Nevertheless, though hearing had already commenced in the matter with so many evidences adduced and witnesses called to testify before the trial court, however, the criminal proceeding is set to commence de-novo (afresh) following the sudden transfer of the judge presiding over the case.
Investigations by Vanguard revealed that the trial judge, Justice Donatus Okorowo, has been ordered to proceed on transfer to Taraba State, though no reason was given for his ouster from the Abuja Division.
Basically, whenever a trial judge hands-off a criminal case, such matter is re-assigned to a new judge who must commence the trial afresh by taking a fresh plea from the accused person.
Meanwhile, perturbed by the development, Bankole wrote to the Chief Judge of the Federal High Court, Justice Ibrahim Auta, yesterday, begging him to allow the transferred judge to continue presiding over his trial, saying it would ensure that his trial does not suffer undue delay.
Bankole, through his lead counsel, Chief Wale Akonni, SAN, forwarded the letter to the High Court CJ, following the refusal of the transferred trial Judge to sit over the case.

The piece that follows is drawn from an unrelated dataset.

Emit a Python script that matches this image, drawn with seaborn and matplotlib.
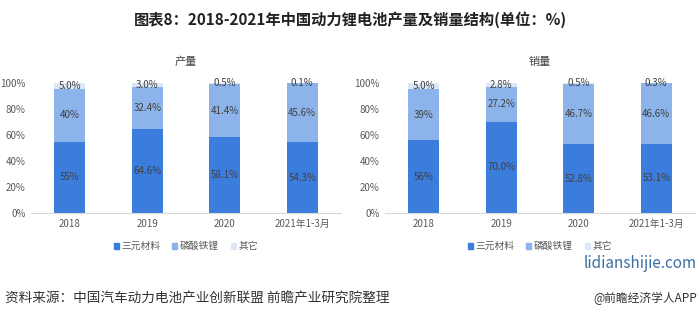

The matter was originally adjourned for continuation of trial yesterday with the court billed to record the oral testimony of the 3rd prosecution witness.
One of the court clerks who spoke to Vanguard on grounds of anonymity, noted that though the entire week was ab-initio dedicated to the trial, owing to the transfer of presiding Justice Okorowo, the case would be put on hold pending the response of the CJ to the former Speaker’s request.

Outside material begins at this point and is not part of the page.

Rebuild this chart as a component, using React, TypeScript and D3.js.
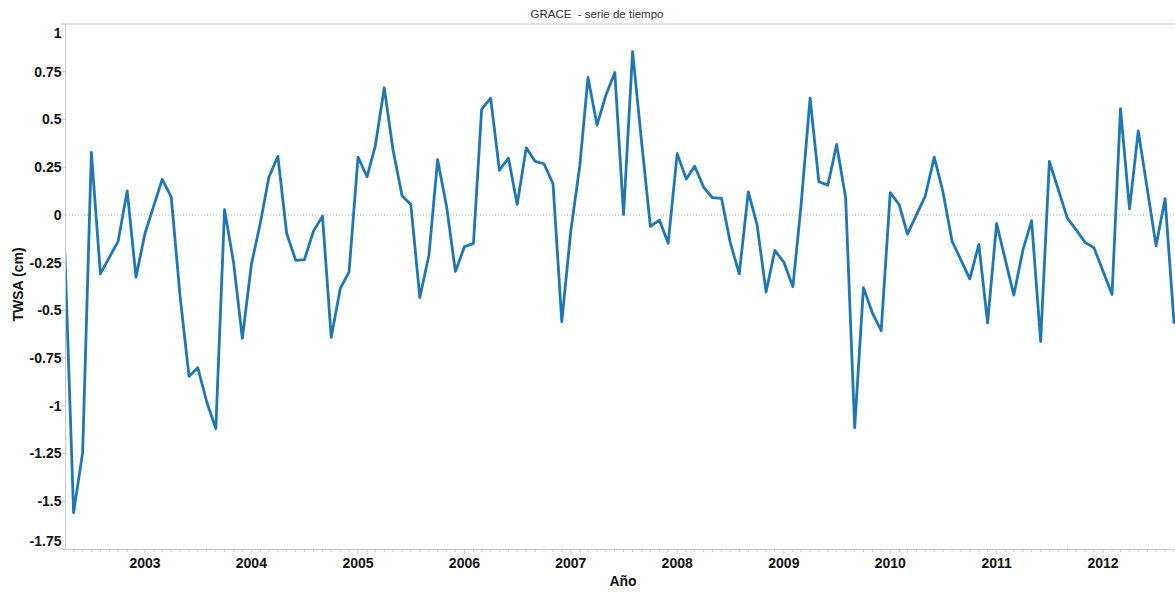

The court had on the last adjourned date, concluded the cross examination of the 2nd prosecution witness, Mr. Adeboye Adeniyi, an investigative officer with the EFCC who tendered letters of agreements that the House of Representatives under Bankole’s leadership, entered with some companies that allegedly took part in the alleged illicit contract deal.

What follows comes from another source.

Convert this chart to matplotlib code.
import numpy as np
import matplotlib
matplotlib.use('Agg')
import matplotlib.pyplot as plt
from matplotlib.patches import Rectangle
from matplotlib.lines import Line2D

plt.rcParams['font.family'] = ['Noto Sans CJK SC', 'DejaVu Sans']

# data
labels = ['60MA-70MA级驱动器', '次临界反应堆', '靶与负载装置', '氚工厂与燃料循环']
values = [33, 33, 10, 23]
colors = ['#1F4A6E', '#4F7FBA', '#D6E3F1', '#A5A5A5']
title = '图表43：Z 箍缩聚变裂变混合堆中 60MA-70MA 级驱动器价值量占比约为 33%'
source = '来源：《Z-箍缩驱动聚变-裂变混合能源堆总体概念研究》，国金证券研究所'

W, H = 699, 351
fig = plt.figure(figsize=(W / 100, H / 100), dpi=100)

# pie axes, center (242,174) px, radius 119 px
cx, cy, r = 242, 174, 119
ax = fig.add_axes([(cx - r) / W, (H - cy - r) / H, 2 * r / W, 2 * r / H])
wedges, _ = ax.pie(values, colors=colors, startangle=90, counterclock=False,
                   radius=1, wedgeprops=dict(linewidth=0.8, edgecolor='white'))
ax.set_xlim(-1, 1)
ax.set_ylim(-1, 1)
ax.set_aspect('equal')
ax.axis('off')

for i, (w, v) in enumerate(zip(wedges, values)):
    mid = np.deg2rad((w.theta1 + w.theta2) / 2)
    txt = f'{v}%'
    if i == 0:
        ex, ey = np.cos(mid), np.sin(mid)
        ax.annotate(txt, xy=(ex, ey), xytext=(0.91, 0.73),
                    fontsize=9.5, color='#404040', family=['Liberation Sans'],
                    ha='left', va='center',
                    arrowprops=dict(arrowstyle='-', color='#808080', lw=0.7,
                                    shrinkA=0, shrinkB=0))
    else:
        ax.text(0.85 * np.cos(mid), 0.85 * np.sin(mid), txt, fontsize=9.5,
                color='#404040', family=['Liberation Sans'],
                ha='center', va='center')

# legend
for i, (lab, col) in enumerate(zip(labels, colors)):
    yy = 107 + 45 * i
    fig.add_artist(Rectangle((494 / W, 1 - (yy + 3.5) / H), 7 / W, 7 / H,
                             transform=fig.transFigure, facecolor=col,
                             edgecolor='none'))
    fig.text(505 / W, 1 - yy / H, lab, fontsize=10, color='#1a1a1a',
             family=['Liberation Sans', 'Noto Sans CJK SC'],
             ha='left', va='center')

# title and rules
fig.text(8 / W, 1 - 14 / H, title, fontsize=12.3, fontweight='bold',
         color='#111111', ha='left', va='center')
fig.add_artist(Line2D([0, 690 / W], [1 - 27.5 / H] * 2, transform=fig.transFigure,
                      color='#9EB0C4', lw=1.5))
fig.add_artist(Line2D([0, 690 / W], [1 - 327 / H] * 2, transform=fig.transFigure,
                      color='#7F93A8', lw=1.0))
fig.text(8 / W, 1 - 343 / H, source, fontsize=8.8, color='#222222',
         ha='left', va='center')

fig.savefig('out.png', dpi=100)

It would be recalled that a lead investigator with the agency, Mr Ibrahim Ahmed who earlier testified before the court, narrated how fake companies were allegedly awarded contracts during the period Bankole held sway at the House of Reps.
The witness said spirited efforts by the agency to trace the benefiting companies proved abortive as they were non-existent.
He said the investigation was prompted by a petition that was lodged before the anti-graft agency by Bankole’s colleagues in the House of Reps, led by Mr Dino Melaye.
“My Lord, after our thorough investigations with the C.A.C, and close perusal of the documents used by the then leadership of the House of Representatives under the accused person in the award of the said contracts, we found out that the contact details of the beneficiary companies were non-existent, letters sent to the purported addresses on the contract papers, were returned two weeks later for reason of non existence of the addresses,” he added.
Meantime, Bankole had earlier queried the legal propriety of the charge against him, contending that “the facts as disclosed in the proof of evidence did not contain the basic elements of the offences charged.”
He argued that “there is no evidence that the accused performed the functions of any named officers under the Public Procurement Act. The court is not to strain itself in holding or connecting the accused person willy-nilly. The evidence before the court shows nothing to connect the accused with the commission of any crime under the Public Procurement Act. The absence of the combination of mensrea with the actus reus is very important” he insisted.
He further begged that court to disqualify the prosecuting counsel, Mr. Keyamo, from the matter, describing him as an agent of witch-hunt, a request that was turned down by the court.
According to him, “The prosecution has urged the court to connect the accused person with commission of offence under the Procurement Act by reason of inference and Section 443 of the Criminal Code Act, Sections 2 (4) and 7 of the Schedule to the Criminal Code Act. The law does not permit the court to assume irregularity in the absence of any shown fact of irregularity.
“The prosecution also urged the court to stretch the law to its utmost limit under Section 57 (2), (3), (4) and 7 of the Public Procurement Act and find commission of crime against the accused person.
“We submit, respectfully, that the act or conduct of the accused which amounted to crime must be shown by clear evidence in the proof of evidence. Respondent submitted that any person howsoever remotely connected with or who had anything to do with a step taken under the Act is liable for a criminal act whether or not there is the intention to commit crime which the law demands. The applicant is not connected to any act in violation with processing of bids or procurement of all the items particularly those alleged in the charges.
“The Public Procurement Act in Section 58 is specific as to who can and must initiate prosecution of offences under the Act. The provision of this Act is specific and any person charged for offence under the Act has the right to know who is prosecuting him and insist on the law being complied with. Indeed neither the court nor parties can confer jurisdiction or compromise illegality.
“It is an issue which the court has authority and power to satisfy itself, so it is a vital issue of law and validity of the proceedings. We submit the decision in the case of FRN V. BODE GEORGE is not relevant here,” he contended.